>> Begin

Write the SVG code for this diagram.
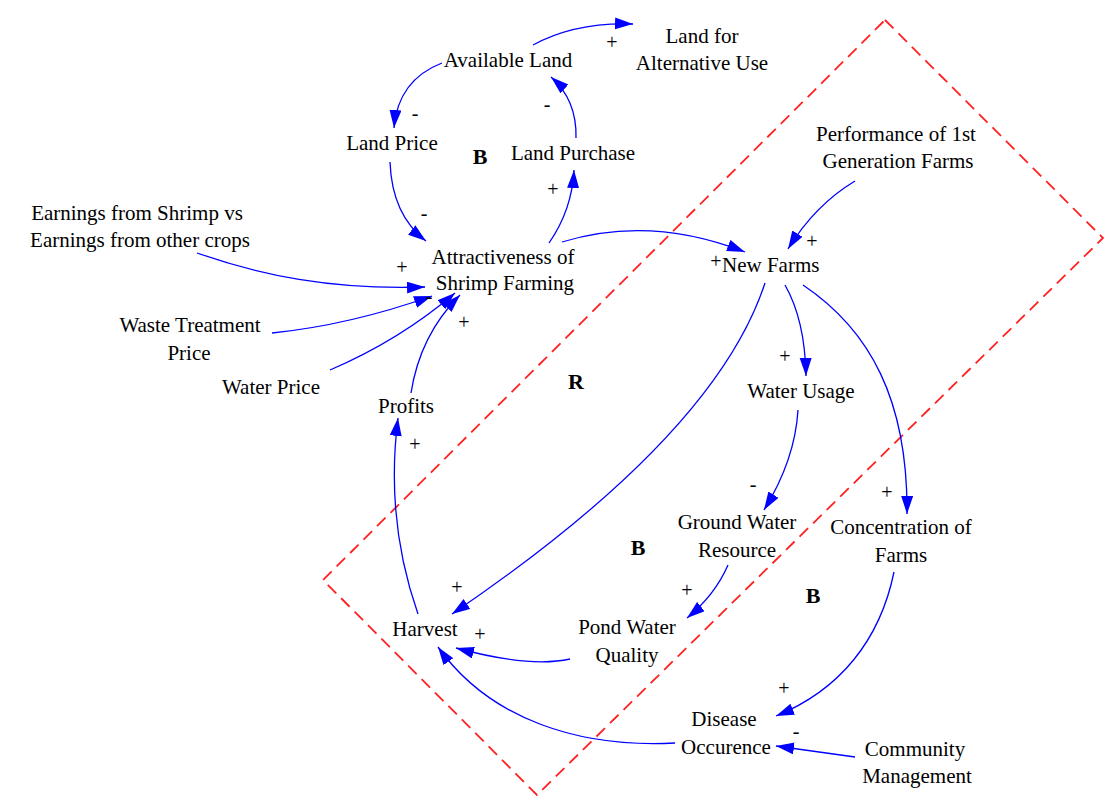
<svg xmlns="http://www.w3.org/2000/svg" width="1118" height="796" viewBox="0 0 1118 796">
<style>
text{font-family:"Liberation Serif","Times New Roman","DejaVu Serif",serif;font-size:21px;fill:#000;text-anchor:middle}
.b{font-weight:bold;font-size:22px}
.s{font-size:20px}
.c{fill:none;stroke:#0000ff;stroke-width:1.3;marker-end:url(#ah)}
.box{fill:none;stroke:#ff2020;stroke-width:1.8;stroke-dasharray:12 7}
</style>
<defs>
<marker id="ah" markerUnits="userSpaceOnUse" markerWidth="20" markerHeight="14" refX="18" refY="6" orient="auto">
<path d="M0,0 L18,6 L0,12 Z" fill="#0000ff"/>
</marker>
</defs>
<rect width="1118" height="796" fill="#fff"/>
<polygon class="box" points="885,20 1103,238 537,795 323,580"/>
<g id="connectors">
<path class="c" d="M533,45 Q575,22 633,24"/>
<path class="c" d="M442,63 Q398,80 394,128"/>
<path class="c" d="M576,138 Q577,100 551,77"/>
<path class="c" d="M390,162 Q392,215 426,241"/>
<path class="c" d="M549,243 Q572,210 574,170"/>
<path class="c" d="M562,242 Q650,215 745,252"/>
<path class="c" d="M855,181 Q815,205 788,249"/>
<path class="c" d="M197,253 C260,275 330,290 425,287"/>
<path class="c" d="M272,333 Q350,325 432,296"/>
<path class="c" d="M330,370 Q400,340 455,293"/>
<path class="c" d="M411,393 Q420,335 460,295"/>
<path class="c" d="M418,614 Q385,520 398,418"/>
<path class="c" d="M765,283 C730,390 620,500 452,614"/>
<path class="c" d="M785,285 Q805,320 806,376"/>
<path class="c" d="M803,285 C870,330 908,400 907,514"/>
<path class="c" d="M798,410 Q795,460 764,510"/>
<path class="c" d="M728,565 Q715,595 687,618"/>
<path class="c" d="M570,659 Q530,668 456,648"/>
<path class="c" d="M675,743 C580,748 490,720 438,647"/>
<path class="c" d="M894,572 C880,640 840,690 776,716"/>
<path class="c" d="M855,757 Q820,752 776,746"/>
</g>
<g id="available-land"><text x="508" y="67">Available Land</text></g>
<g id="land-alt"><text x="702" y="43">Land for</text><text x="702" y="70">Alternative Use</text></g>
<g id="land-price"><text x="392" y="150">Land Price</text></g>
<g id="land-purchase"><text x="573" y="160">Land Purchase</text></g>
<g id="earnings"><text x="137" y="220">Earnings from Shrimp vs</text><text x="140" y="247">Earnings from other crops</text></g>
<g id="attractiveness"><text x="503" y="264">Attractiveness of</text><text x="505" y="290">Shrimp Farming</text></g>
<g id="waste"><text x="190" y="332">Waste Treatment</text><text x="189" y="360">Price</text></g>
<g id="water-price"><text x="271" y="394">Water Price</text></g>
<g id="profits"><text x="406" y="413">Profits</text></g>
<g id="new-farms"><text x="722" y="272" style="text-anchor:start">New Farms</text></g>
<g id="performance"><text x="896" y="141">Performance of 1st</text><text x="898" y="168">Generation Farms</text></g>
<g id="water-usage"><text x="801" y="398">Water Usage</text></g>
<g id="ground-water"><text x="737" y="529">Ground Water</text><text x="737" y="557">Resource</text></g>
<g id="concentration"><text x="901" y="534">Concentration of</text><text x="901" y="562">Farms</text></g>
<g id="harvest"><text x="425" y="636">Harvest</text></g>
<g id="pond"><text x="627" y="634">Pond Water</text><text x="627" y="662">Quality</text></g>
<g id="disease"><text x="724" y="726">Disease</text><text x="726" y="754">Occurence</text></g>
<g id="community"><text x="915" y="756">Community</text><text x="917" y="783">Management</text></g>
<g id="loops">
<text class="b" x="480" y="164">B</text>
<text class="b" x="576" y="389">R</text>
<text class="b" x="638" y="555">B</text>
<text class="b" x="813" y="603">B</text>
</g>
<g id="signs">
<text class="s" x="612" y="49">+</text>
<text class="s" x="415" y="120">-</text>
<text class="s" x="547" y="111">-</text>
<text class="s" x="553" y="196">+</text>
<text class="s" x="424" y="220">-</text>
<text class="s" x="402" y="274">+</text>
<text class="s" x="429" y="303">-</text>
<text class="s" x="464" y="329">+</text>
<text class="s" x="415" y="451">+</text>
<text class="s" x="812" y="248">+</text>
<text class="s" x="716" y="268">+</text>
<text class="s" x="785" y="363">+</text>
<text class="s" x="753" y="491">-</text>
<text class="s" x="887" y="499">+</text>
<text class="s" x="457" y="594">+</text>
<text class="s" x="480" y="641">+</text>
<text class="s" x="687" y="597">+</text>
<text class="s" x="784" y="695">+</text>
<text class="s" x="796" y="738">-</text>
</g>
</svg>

>> End
>> Begin

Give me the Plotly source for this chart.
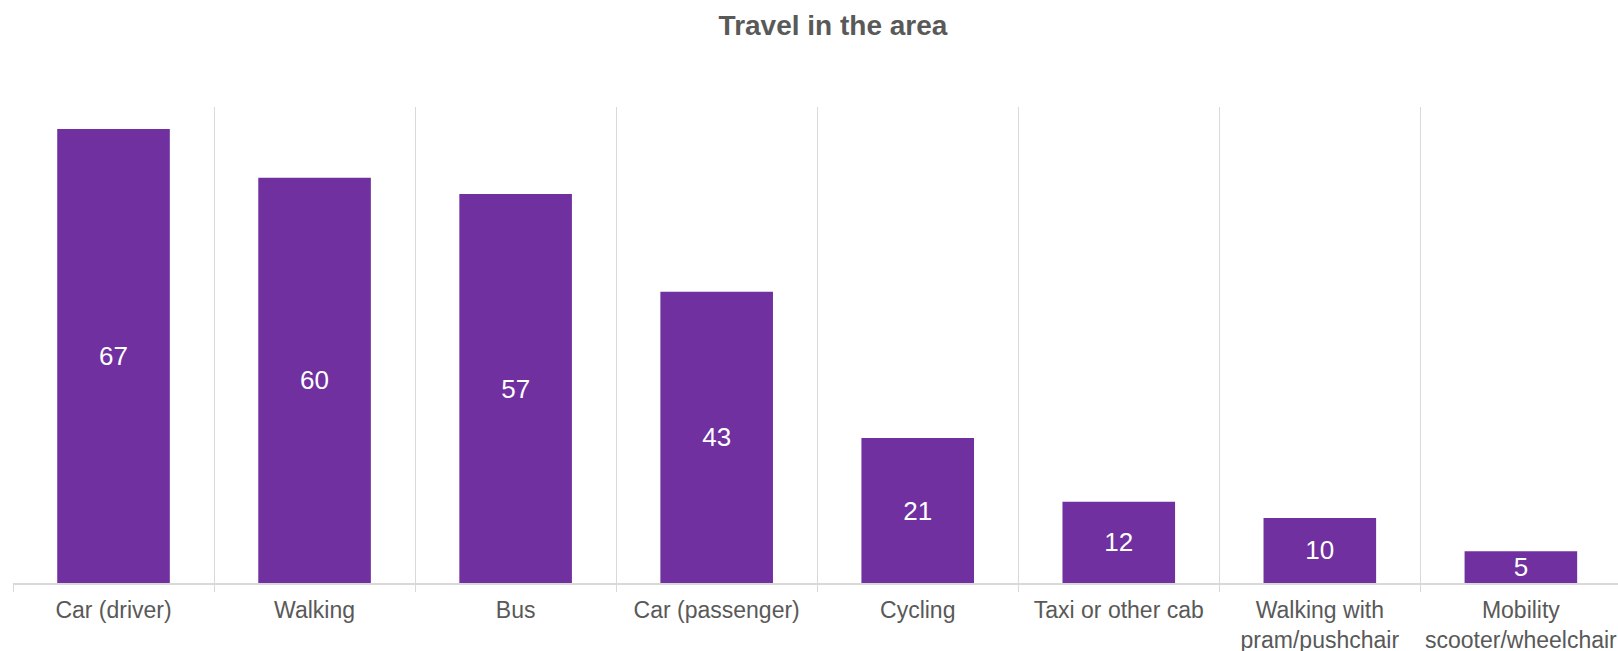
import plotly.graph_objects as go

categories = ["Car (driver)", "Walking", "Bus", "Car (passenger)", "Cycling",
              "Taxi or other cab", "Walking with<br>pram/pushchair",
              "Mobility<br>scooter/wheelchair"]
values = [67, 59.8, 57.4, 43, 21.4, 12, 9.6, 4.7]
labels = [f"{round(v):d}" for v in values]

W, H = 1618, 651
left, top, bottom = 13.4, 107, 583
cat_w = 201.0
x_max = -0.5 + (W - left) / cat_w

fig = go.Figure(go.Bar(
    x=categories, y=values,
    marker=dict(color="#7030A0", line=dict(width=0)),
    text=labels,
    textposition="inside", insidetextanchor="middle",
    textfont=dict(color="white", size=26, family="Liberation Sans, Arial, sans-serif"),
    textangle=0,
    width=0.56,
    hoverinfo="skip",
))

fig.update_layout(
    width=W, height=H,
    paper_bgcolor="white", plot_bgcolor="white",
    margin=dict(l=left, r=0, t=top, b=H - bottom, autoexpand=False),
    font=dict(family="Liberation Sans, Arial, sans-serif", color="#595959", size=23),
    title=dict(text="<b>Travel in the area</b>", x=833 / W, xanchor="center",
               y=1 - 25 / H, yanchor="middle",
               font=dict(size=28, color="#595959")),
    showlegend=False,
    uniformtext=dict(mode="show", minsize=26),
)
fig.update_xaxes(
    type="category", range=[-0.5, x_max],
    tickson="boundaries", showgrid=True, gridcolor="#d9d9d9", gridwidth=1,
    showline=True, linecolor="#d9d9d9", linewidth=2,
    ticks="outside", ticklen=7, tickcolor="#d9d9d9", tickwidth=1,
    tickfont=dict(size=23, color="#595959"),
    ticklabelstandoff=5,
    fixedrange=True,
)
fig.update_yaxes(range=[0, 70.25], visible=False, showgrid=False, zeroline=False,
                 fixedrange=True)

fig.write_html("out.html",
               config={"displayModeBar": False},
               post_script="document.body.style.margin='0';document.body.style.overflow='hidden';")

>> End

EXERCISE DIRECTIONS:
From the records above, copy exactly the lines starting at the one with "Give me the Plotly source for this chart." and ending at the one with "x_max = -0.5 + (W - left) / cat_w", and no others. Pictures stay out.

PROBLEM SOLUTION:
Give me the Plotly source for this chart.
import plotly.graph_objects as go

categories = ["Car (driver)", "Walking", "Bus", "Car (passenger)", "Cycling",
              "Taxi or other cab", "Walking with<br>pram/pushchair",
              "Mobility<br>scooter/wheelchair"]
values = [67, 59.8, 57.4, 43, 21.4, 12, 9.6, 4.7]
labels = [f"{round(v):d}" for v in values]

W, H = 1618, 651
left, top, bottom = 13.4, 107, 583
cat_w = 201.0
x_max = -0.5 + (W - left) / cat_w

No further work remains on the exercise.